[Start MATERIAL]

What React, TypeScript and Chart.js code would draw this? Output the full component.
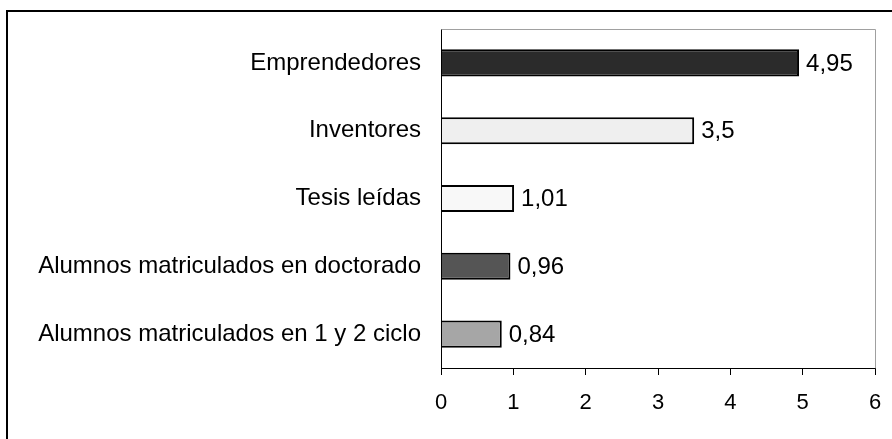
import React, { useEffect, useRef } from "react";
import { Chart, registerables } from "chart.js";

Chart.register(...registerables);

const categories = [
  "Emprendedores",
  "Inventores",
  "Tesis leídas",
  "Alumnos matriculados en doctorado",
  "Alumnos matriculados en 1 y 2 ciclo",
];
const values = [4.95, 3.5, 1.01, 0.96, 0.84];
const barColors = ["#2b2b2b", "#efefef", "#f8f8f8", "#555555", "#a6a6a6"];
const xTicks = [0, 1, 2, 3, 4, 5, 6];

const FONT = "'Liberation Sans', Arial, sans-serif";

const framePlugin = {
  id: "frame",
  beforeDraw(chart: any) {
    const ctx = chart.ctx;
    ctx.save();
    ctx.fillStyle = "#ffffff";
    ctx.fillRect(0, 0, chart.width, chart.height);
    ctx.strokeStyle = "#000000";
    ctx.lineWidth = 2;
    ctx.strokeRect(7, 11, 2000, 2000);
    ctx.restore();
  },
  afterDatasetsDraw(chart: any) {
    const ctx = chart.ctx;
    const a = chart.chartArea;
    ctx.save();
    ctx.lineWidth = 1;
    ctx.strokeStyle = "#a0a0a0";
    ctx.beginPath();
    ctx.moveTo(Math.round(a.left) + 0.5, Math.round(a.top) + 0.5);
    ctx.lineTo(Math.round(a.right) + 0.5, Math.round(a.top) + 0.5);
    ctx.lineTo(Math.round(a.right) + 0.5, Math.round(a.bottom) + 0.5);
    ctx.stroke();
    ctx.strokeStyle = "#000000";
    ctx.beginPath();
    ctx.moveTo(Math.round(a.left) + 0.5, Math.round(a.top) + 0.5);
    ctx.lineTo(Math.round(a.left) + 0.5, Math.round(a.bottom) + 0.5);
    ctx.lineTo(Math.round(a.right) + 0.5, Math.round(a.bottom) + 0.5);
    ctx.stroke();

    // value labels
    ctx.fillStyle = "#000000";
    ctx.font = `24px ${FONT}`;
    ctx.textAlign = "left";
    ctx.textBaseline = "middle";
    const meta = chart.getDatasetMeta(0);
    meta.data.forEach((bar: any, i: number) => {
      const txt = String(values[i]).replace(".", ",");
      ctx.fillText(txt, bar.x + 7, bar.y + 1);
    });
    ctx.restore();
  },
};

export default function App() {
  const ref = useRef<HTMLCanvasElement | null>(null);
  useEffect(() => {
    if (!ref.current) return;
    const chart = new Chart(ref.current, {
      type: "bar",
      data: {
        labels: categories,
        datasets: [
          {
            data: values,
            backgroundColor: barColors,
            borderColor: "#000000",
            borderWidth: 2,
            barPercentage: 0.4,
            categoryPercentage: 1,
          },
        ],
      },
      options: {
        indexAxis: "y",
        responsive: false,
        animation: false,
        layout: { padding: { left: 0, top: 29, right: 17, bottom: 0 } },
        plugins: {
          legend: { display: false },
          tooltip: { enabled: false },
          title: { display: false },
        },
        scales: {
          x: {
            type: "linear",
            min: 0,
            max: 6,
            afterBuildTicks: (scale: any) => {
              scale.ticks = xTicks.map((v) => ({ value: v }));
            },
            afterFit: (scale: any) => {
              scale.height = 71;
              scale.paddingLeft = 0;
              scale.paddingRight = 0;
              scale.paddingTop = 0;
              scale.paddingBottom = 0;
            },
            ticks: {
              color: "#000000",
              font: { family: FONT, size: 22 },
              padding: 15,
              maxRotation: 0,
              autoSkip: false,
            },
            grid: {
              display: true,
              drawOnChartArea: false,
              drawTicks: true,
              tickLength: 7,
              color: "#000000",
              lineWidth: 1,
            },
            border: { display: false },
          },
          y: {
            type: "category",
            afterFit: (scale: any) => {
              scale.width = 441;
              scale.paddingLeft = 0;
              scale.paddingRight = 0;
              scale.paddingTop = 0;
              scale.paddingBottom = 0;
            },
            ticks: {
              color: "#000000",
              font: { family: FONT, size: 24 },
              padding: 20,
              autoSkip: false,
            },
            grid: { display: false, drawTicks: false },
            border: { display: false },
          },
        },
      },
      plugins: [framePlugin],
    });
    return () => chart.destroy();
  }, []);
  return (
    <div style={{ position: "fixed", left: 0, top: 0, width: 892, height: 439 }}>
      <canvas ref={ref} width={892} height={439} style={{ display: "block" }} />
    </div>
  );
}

[End MATERIAL]

THE TASK.
Without any pictures, reproduce the lines from the first one in the material through the line that has "Chart.register(...registerables);", exactly as they appear.

REPLY TO THE EXERCISE.
What React, TypeScript and Chart.js code would draw this? Output the full component.
import React, { useEffect, useRef } from "react";
import { Chart, registerables } from "chart.js";

Chart.register(...registerables);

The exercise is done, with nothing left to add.